With the harvest in full bloom, this is the best time for Georgian farmers to make money by selling to the Russian market. This season they cannot do this and must now struggle to survive, because their President did not handle a diplomatic situation with the care that it required. Until the Russian blockade was imposed, Saakashvili talked the language of defiance. Once the hard reality set in, he suddenly became open to dialogue and was suddenly perplexed by Russian response. This only goes to show his political immaturity — one of the main tenets of his presidency has been criticizing (rightly so, and not) Russia. This is healthy, but one’s presidency cannot lie on just one raison d’être: denying your neighbor.

War Plans?

This weekend, Georgia replied to Russian President Putin’s suggestion that the conflict may end in bloodshed, and denied having war plans.

This is rather curious as tensions have been rampant in the two separatist (and pro-Russian) regions of Georgia. In fact, on several occasions President Saakashvili has made statements about getting those areas under complete Georgian control — in domestic media, of course.

Curiously enough, the situation that played itself out this fall in Georgia had a very familiar ring to the Hezbollah-Israeli conflict of this summer.

Four supposed spies were arrested and held by Georgia, much like the Israeli soldiers that spurred the violence in Lebanon this summer. Except Russia did not respond with force. And force is what Saakashvili has wanted for so long — painting Russia as an aggressive villain, this is exactly what he needed, the confirmation of the corrupt nature of the Russian state. After all, Russia’s aggression has been Georgia’s (i.e. Saahashvili’s) raison d’être.

Not this time. But tensions are not falling and in all likelihood some sort of military confrontation will take place, unless proper diplomacy is finally exercised by both sides.

Russia’s Shame

The Russian government showed a political immaturity of its own by implementing an anti-Georgian policy within the country. Cracking down on illegal casinos and probing Georgian-owned businesses, the authorities have also began to target simple citizens with Georgian credentials.

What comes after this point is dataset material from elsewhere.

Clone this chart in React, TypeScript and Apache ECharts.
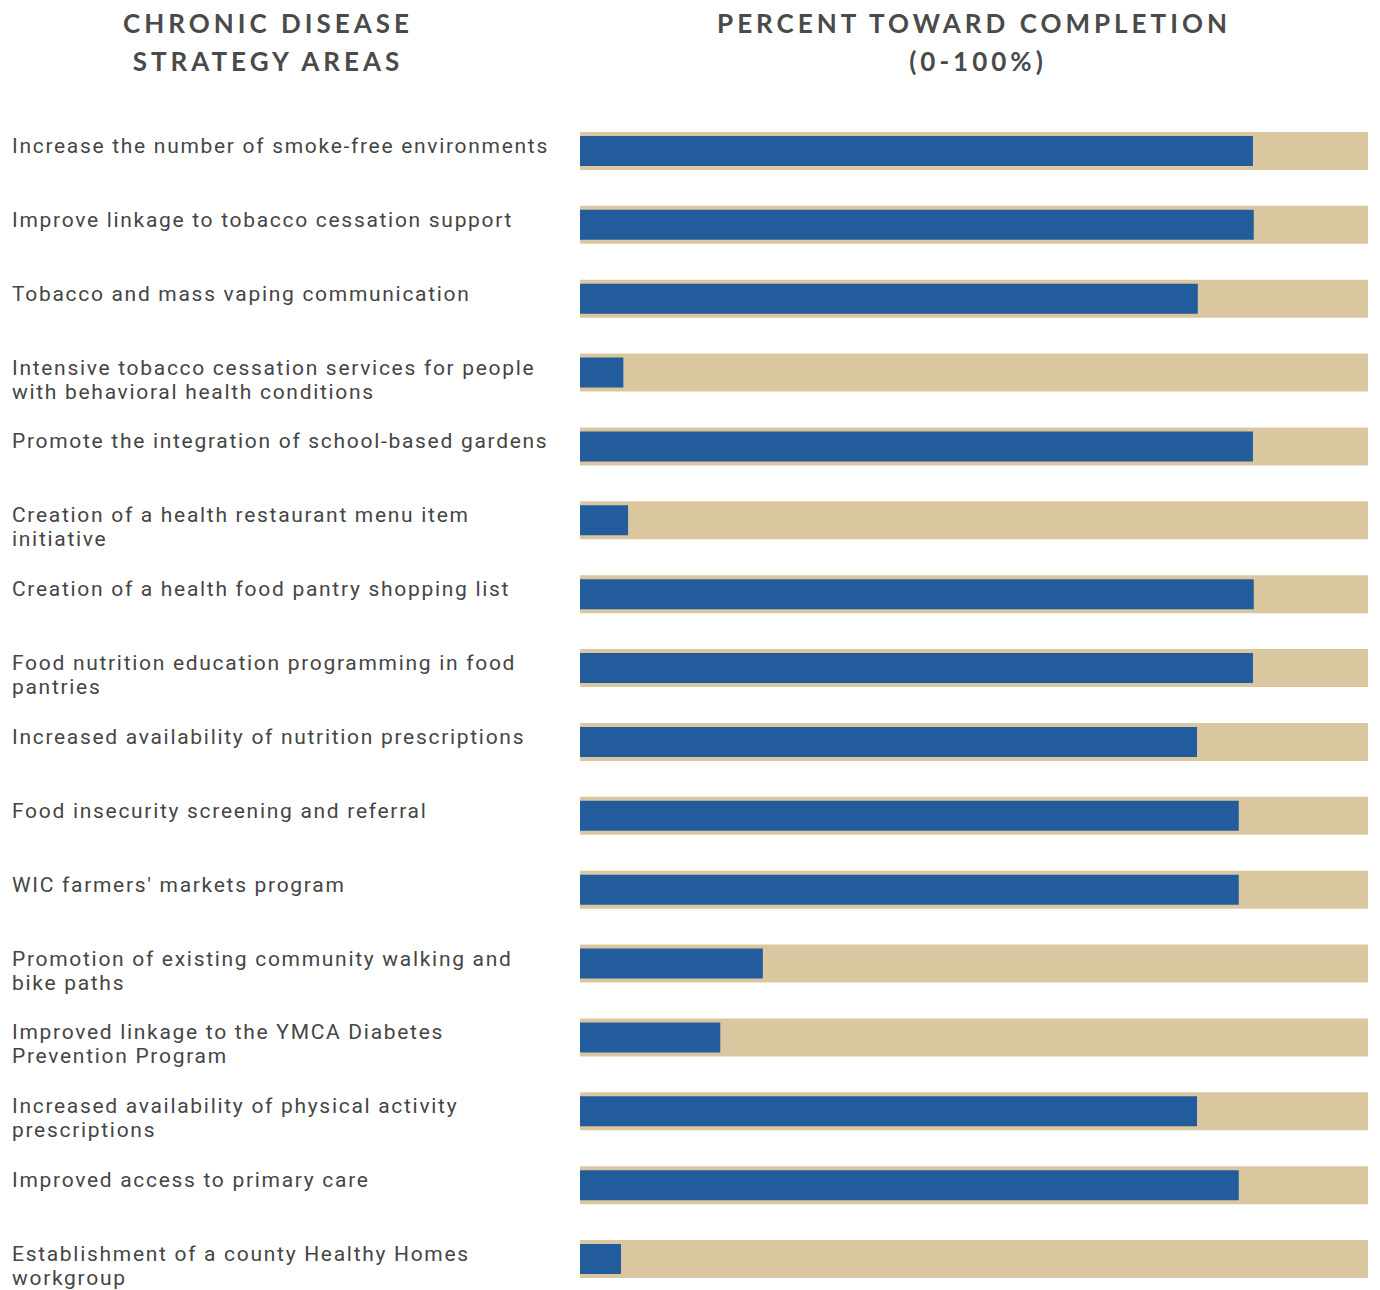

This is nationalism at its worse and it doesn’t help anyone: nationalistic discrimination is simply unacceptable. It has touched everyone, young and old, as has been reported throughout most major media. (For example, see this BBC story.) When I was on the phone with Moscow 10 days ago, I was told of a 19 year old girl who “looked Georgian” (and was not) being constantly harrassed by police officers to provide her credentials. What threat simple citizens pose to Russia, is simply unclear. And this is shameful state nationalism.

Thankfully, most Russians have realized the level of discrimination and have started to write in to papers to complain. Ashamed of the policy, Russia’s stars have started protests of their own. For example, Russian Actor Stanislav Sadalsky has applied for Georgian citizenship as a sign of solidarity for the Georgians living in Russia. Other members of the entertainment industry have made a statement about the ongoing discrimination.

Tony Blair is meeting with Iraqi officials and is set to press them on demonstrating that Iraqi security forces can take over the British-controlled areas. The British PM is, after all, seeking an exit from Iraq.

The UK’s involvement in the Iraqi endeavor has gone hand in hand with the US’ War on Terror. Without a doubt, the British would have never gone into Iraq without the participation and encouragement of their American allies. Could the UK’s plans to withdraw from Iraq within a year mean that the US will be doing the same? We will not know until the midterm elections pass, but the US has been sending enough diplomatic signals to suggest that this might be the case. This weekend we heard that President Bush is apparently ready for a change of strategy. Today, a huge error was committed by a US official who made comments about the US handling of Iraq and later retrieved the statement. The questionable comments suggested that the US handling of Iraq was full of “arrogance and stupidity.”

When those kind of comments get out, you know something is in the air.

And times are changing.

Canada’s government has made it clear that NATO needs to commit more troops to the Afghanistan mission. Canadian troops have been stretched too thin, Peter MacKay has said.

At the same time, Canada is considering longer tours of duty for it troops in Afghanistan.

The British, The Observer reports, are showing “signs of weakness” in Afghanistan.

Could Afghanistan be turning into what it became for the Soviets? After all, the Soviets spent several years in the country, before pulling out. And they had to pull out, because their mission too was showing signs of weakness and became unsustainable. Like today, the Soviets had control of the capital, but the country was full of counter-insurgents (trained by the US, who later became the Taliban).

This has not been a good week for US foreign policy. And on the brink of failure for the British.

More Tests in North Korea?

October 22, 2006

Condoleezza Rice has denied reports that Kim Jong Il has expressed remorse over the first nuclear test and has promised no follow-up.

Ms Rice has said that the US feels that N Korea wants to escalate the crisis.

The statements were made as the Secretary of State arrived in Moscow. Rice clearly does not know what to expect from Russia, an integral player in the region (and a neighbor to North Korea). Thus, she is preparing for every possible scenario — handling the crisis with or without Russian support of the sanctions.

Any statements or announcements that will be made once her visit is complete, will be the key ones to follow to read the situation and see what may be coming next.